If the preceding UMONITOR instruction did not successfully arm an address range or if UMONITOR was not executed prior to executing UMWAIT and following the most recent execution of the legacy MONITOR instruction (UMWAIT does not interoperate with MONITOR), then the processor will not enter an optimized state. Execution will continue to the instruction following UMWAIT.

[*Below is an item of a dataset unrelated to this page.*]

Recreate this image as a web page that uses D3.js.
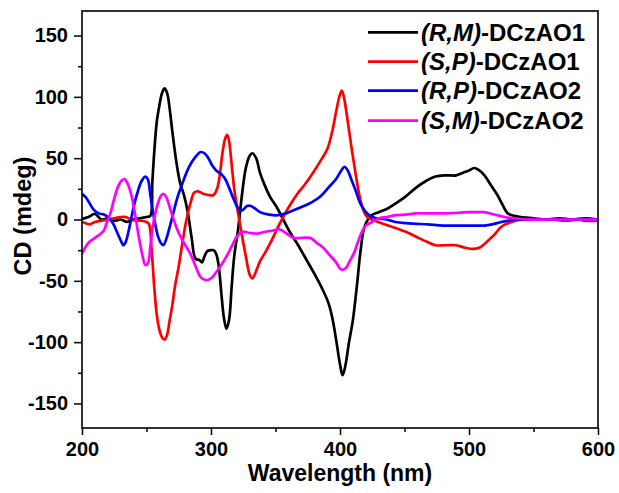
<!DOCTYPE html>
<html><head><meta charset="utf-8">
<script src="https://cdn.jsdelivr.net/npm/d3@7"></script>
<style>body{margin:0;background:#fff}svg{display:block}text{font-family:"Liberation Sans",Arial,sans-serif;font-weight:bold}</style>
</head><body>
<svg id="chart" width="619" height="493"></svg>
<script>
// ---- data ----
const wavelengthsRM = [200,205,210,215,220,225,230,235,240,245,250,253,254.5,256,258,260,262,264,266,268,270,273,276,279,282,285,288,291,293,295,297,300,302,304,306,308,310,312,314,316,318,321,324,327,330,332,335,338,342,346,351,356,361,367,373,380,386,391,394,397,400,402,404,407,410,413,416,419,424,430,437,443,450,459,466,474,482,490,495,500,504,508,512,517,522,526,530,535,540,550,560,570,580,590,600];
const valuesRM = [0.5,2,4.5,0,1,-1,0,-2,0,1,2,3,30,55,80,93,103,107,103,90,72,48,30,20,6,-15,-32,-33,-35,-30,-26,-25,-25,-28,-38,-60,-80,-89,-82,-55,-30,-8,20,42,52,54,50,38,27,18,10,0,-10,-20,-31,-44,-56,-68,-80,-98,-118,-127,-120,-100,-82,-55,-25,-6,3,6,9,13,18,26,31,35,36,36,38,40,42,40,36,28,20,12,5,3,2,1,0,1,0,1,0];

const wavelengthsSP = [200,203,206,210,215,220,225,230,234,238,242,246,250,252,254,256,258,260,262,264,266,268,270,272,275,278,281,284,287,290,294,298,302,305,307,309,311,312.5,314,316,318,321,324,327,330,332,335,338,342,347,352,357,362,367,373,379,385,390,394,397,400,401.5,403,406,409,412,415,418,421,427,435,443,451,459,467,474,482,490,497,503,508,512,516,520,524,528,533,538,545,555,565,575,585,590,600];
const valuesSP = [-2,-3,-4,-2,-1,0,1,2,2,0,-1,-1,-2,-4,-25,-55,-78,-90,-96,-98,-94,-82,-70,-55,-38,-18,0,13,22,23,21,20,20,26,38,55,66,69,64,45,25,5,-13,-30,-45,-48,-42,-34,-27,-17,-6,4,13,21,29,38,48,57,72,88,102,105,100,80,58,38,20,8,2,-1,-4,-7,-10,-14,-18,-21,-21,-21,-23,-24,-23,-20,-16,-12,-7,-4,-2,-0.5,0,0,0,-1,0,-1,-1];

const wavelengthsRP = [200,203,206,209,213,217,221,224,227,230,232,234,236,238,240,243,246,249,251,253,255,257,259,261,263,265,267,270,274,278,283,288,292,295,298,301,304,308,311,314,317,320,322.5,325,328,331,334,338,345,352,358,365,372,378,385,391,397,401,403.5,406,409,412,415,418,422,428,436,443,451,459,468,480,492,505,512,518,525,530,535,545,560,575,590,600];
const valuesRP = [21,18,13,8,5,4,1,-3,-10,-17,-21,-18,-10,0,10,22,31,35,33,20,6,-5,-14,-19,-21,-17,-10,2,18,30,43,51,55,54,50,44,40,37,33,26,18,11,7,8,11,11,9,6,4,3.5,5,8,11,14,19,26,33,40,43,40,32,24,15,9,4,1,0,-2,-3,-3.5,-4,-5,-5,-5,-5,-4,-2,-1,0,0,0,0,0,0];

const wavelengthsSM = [200,203,206,210,214,217,219,222,225,228,231,233,235,238,241,244,247,249,251,253,255,258,261,263,265,268,271,275,279,284,288,292,296,300,304,308,312,316,320,324,330,336,342,348,353,358,364,370,377,382,387,392,397,400,402,405,408,411,414,417,420,425,430,436,443,451,459,470,480,492,500,506,512,518,524,530,536,545,560,575,590,600];
const valuesSM = [-28,-22,-18,-15,-12,-9,-3,5,17,27,32,33,30,21,5,-14,-30,-37,-36,-22,-5,10,19,21,19,10,0,-11,-19,-28,-38,-47,-49.5,-48,-43,-37,-30,-22,-14,-10,-11,-11.5,-10,-9,-8,-11,-15,-15,-15,-19,-23,-29,-35,-40,-41,-39,-33,-27,-18,-10,-5,-2,1,2,3.5,4,5,5,5,5.5,6,6,6,4.5,3,1.5,1,0,0,0,0,0];

const seriesNames = ["(R,M)-DCzAO1","(S,P)-DCzAO1","(R,P)-DCzAO2","(S,M)-DCzAO2"];
const seriesColors = ["#000000","#ff0000","#0000ff","#ff00ff"];
const xTicks = [200,300,400,500,600];
const yTicks = [-150,-100,-50,0,50,100,150];

// ---- chart ----
const svg = d3.select("#chart");
const L = 82, R = 598, T = 11, B = 428;
const x = d3.scaleLinear().domain([200,600]).range([L,R]);
const y = d3.scaleLinear().domain([-170,170]).range([B,T]);

const series = [
  {name: seriesNames[0], color: seriesColors[0], w: wavelengthsRM, v: valuesRM},
  {name: seriesNames[1], color: seriesColors[1], w: wavelengthsSP, v: valuesSP},
  {name: seriesNames[2], color: seriesColors[2], w: wavelengthsRP, v: valuesRP},
  {name: seriesNames[3], color: seriesColors[3], w: wavelengthsSM, v: valuesSM}
];

svg.append("clipPath").attr("id","clip").append("rect")
  .attr("x",L).attr("y",T).attr("width",R-L).attr("height",B-T);

const line = d3.line().x(d=>x(d[0])).y(d=>y(d[1])).curve(d3.curveCatmullRom.alpha(0.5));
const g = svg.append("g").attr("clip-path","url(#clip)");
series.forEach(s=>{
  g.append("path").datum(s.w.map((w,i)=>[w,s.v[i]]))
    .attr("fill","none").attr("stroke",s.color).attr("stroke-width",2.7)
    .attr("stroke-linejoin","round").attr("d",line);
});

// frame
svg.append("rect").attr("x",L).attr("y",T).attr("width",R-L).attr("height",B-T)
  .attr("fill","none").attr("stroke","#000").attr("stroke-width",1.6);

// minor ticks
const xMinor = d3.axisBottom(x).tickValues(d3.range(250,600,100)).tickSize(4).tickFormat("");
const yMinor = d3.axisLeft(y).tickValues(d3.range(-125,150,50)).tickSize(4).tickFormat("");
svg.append("g").attr("transform",`translate(0,${B})`).call(xMinor).call(a=>a.select(".domain").remove());
svg.append("g").attr("transform",`translate(${L},0)`).call(yMinor).call(a=>a.select(".domain").remove());

const fmt = d => String(d);
const xAxis = d3.axisBottom(x).tickValues(xTicks).tickSize(7).tickPadding(7).tickFormat(fmt);
const yAxis = d3.axisLeft(y).tickValues(yTicks).tickSize(8).tickPadding(6).tickFormat(fmt);
const gx = svg.append("g").attr("transform",`translate(0,${B})`).call(xAxis);
const gy = svg.append("g").attr("transform",`translate(${L},0)`).call(yAxis);
[gx,gy].forEach(a=>{
  a.select(".domain").remove();
  a.selectAll("text").attr("font-size",20).attr("font-family","Liberation Sans, Arial").attr("font-weight","bold").attr("fill","#000");
});
svg.selectAll(".tick line").attr("stroke","#000").attr("stroke-width",1.5);

// axis titles
svg.append("text").attr("x",(L+R)/2).attr("y",481).attr("text-anchor","middle")
  .attr("font-size",23).text("Wavelength (nm)");
svg.append("text").attr("transform","translate(31,216) rotate(-90)").attr("text-anchor","middle")
  .attr("font-size",23.5).text("CD (mdeg)");

// legend
const legY = [32.3,61.7,90.7,120.7];
series.forEach((s,i)=>{
  svg.append("line").attr("x1",368).attr("x2",418).attr("y1",legY[i]).attr("y2",legY[i])
    .attr("stroke",s.color).attr("stroke-width",2.7);
  const m = s.name.match(/^(\(.*\))(.*)$/);
  const t = svg.append("text").attr("x",421).attr("y",legY[i]+8.5).attr("font-size",24);
  t.append("tspan").attr("font-style","italic").text(m[1]);
  t.append("tspan").text(m[2]);
});
</script>
</body></html>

A store to the address range armed by the UMONITOR instruction will cause the processor to exit UMWAIT if either the store was originated by other processor agents or the store was originated by a non-processor agent.

Operation

os_deadline := TSC+(IA32_UMWAIT_CONTROL[31:2]<<2)
instr_deadline := UINT64(EDX:EAX)
IF os_deadline < instr_deadline:
    deadline := os_deadline
    using_os_deadline := 1
ELSE:
    deadline := instr_deadline
    using_os_deadline := 0
WHILE monitor hardware armed AND TSC < deadline:
    implementation_dependent_optimized_state(Source register, deadline, IA32_UMWAIT_CONTROL[0] )
IF using_os_deadline AND TSC ≥ deadline:
    RFLAGS.CF := 1
ELSE:
    RFLAGS.CF := 0
RFLAGS.AF,PF,SF,ZF,OF := 0

Intel C/C++ Compiler Intrinsic Equivalent

UMWAIT uint8_t _umwait(uint32_t control, uint64_t counter);

Numeric Exceptions

None.

Exceptions (All Operating Modes)

#GP(0) If src[31:1] != 0.

If CR4.TSD = 1 and CPL != 0.

#UD If CPUID.7.0:ECX.WAITPKG[bit 5]=0.